No se interprete de mi parte derrotismo alguno,
porque en realidad lo que proclamo es la necesidad de que los ciudadanos nos
organicemos día tras día para lo que viene, que será trascendental. Que al
menos no pueda decirse que no nos esforzamos al máximo para transformar esta
odiosa e indigna realidad. Así como millares y millares de chilenos enfrentaron
durante los diecisiete años de dictadura a los servicios de inteligencia y las
fuerzas de ocupación que desataron la “guerra interna” que significaron miles
de víctimas. Ese esfuerzo ciudadano heroico fue traicionado en su espíritu al
derivar en el modelo social y económico vigente.

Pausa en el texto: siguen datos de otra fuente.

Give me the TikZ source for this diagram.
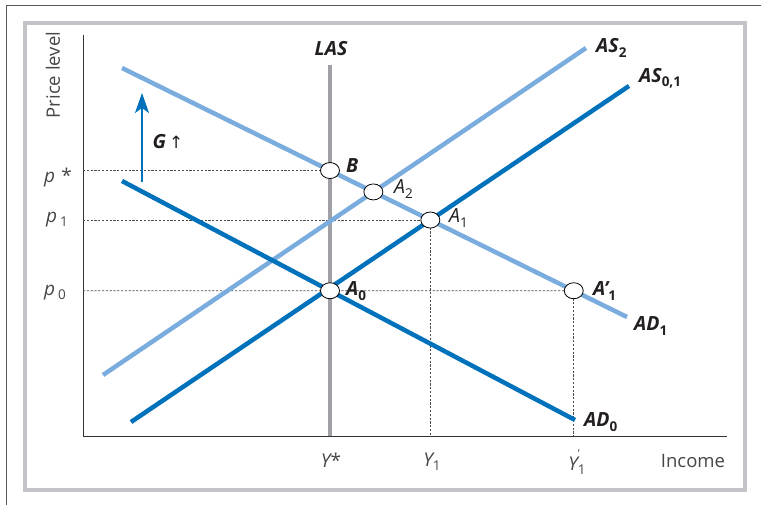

No debiéramos permitir que
esto ocurra de nuevo.
Para eso requerimos organizarnos, privilegiar
la unidad, reconocer las transformaciones sustantivas por sobre las
secundarias, ser tolerantes y amplios en la vida cotidiana, imponer la
democracia en todos los niveles posibles, fomentar la participación real,
escuchar a los otros, trabajar juntos, ser fraternos y solidarios en todo
momento.
No es tarea fácil cuando hemos vivido cincuenta
años en el infierno y nos hemos habituado a sus reglas: el individualismo extremo,
el deseo de dominio, el consumo desatado, la alienación cultural, el privilegio
del tener sobre el ser. Cuando han imperado el arte de la rapiña y la ley de la
selva, no es fácil cambiar de un día para el otro una sociedad que se ha basado
en ellos. Todos contenemos al menos parte de estas prácticas nefastas.
Si vamos a poner la solidaridad en el centro,
debemos ser solidarios de verdad en la práctica cotidiana. Si lo central es la
democracia en el país, nuestra conducta debe ser impecablemente democrática:
escuchar, dialogar, construir con todos de verdad. Acaso el servicio público
resulta esencial, eso es lo que deben hacer quienes ocupen cargos de
representación; servir a los ciudadanos, no servirse ellos de los poderes
emanados de sus investiduras.
Para transformar de verdad el país, debemos al
mismo tiempo cambiarnos nosotros, crear participativamente nuevas reglas y
respetarlas. De no ser así, el cambio será ilusorio, superficial,
intrascendente; no pasará de ser un mero maquillaje.
Construir una sociedad mejor -más libre y más
justa- requiere lo mejor de todos nosotros: tolerancia, respeto, solidaridad,
humildad, generosidad, perseverancia, conocimiento, esfuerzo. Por eso “apruebo
con ilusiones”, porque pienso que es mejor tenerlas que carecer de ellas.